Year-on-year CPI national headline inflation at 9.2 percent for October 2021 came as little surprise, as food and transport prices headlined the story. The Jul-Oct average CPI at 8.74 percent is identical to the same period previous year, and the hopes of keeping inflation under 8 percent for FY22 should be fast waning. Some government officials still drawing jubilation from “single-digit” inflation would do well to remember this is coming off a high base already.

A sharp 11 percent year-on-year fall in perishable food prices has brought down food inflation back to singe digits. But the month-on-month trend is still rising, with perishable food prices going up by 6 percent from September 2021. The real deal is the non-perishable food prices, which have continued to rise unbated, recording double digit increase month after month.

There has been some respite in wheat flour and sugar prices, as a combination of administrative price control, and reverting to DC notified prices in case of wheat flour has somewhat arrested the price increase. On year-on-year basis, flour price is still up in high teens. Milk has so far seen a steady increase without going out of control, but that could all change soon as dairy associations have warned of a massive hike in dairy prices, following the recent round of petroleum price increase.

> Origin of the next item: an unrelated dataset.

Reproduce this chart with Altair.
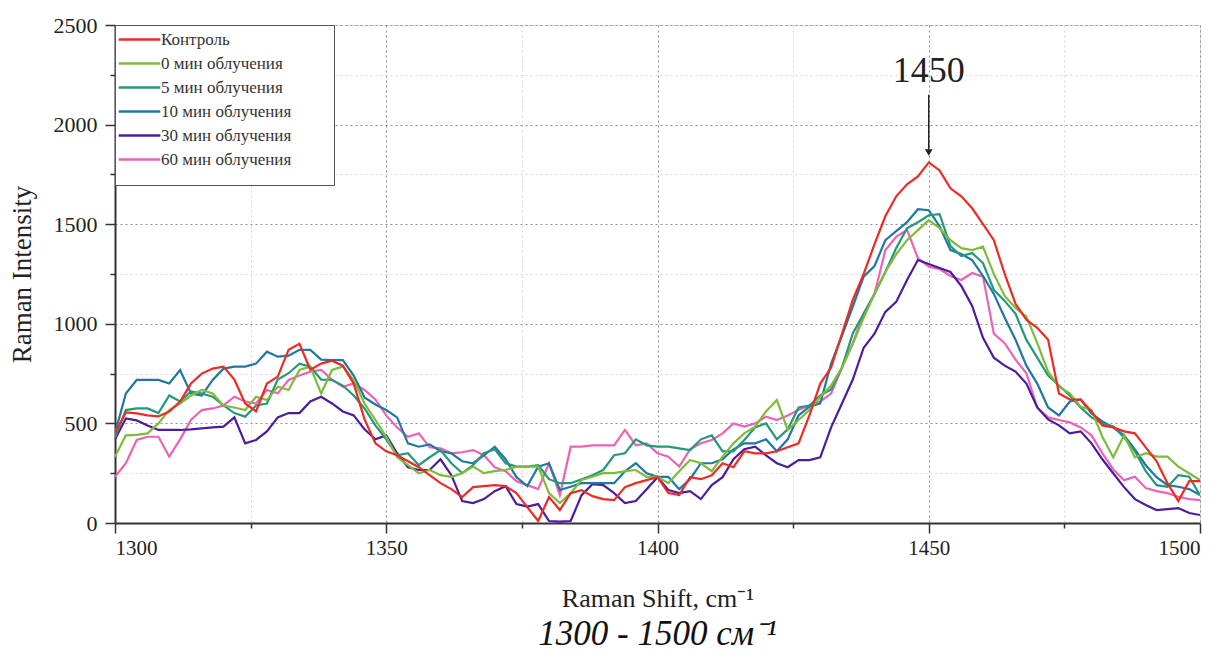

Cooking oil prices continue to rally on the back of global palm oil spiral. If history is any guide, non-perishable food prices have largely been found irreversible, even when the global supply shock settles. Electricity tariffs have been jacked up and are likely to take effect from November 2021. The rising fuel price means the monthly FCA is likely to stay significantly high for the next few months. This should keep electricity tariffs up in the high teens. Mind you, the government has now adopted a revised and corrected formula for subsidy, and the previously insulated consumption categories also face significant increase in tariffs going forward. One is not entirely sure if the PBS will be able to reflect the same in its methodology, as it has often failed in the past.

As the negotiations with the IMF are expected to conclude soon, one must not rule out upward revision in natural gas tariffs. The rural heating fuels, especially LPG have seen exorbitant increase in the past few months, significantly higher than electricity, gas or petroleum price increase.

As crude oil prices continue to stay high, the petroleum pricing challenge is getting tougher. Despite reducing the taxes substantially, the year-on-year increase is still creating havoc on wholesale prices. The WPI inflation at 21 percent for October 2021 is the highest in over a decade. Transportable goods lead the way with 40 percent year-on-year rise, and it should only be a matter of time before these prices hit the retail segment. The CPI is surely not out of the woods.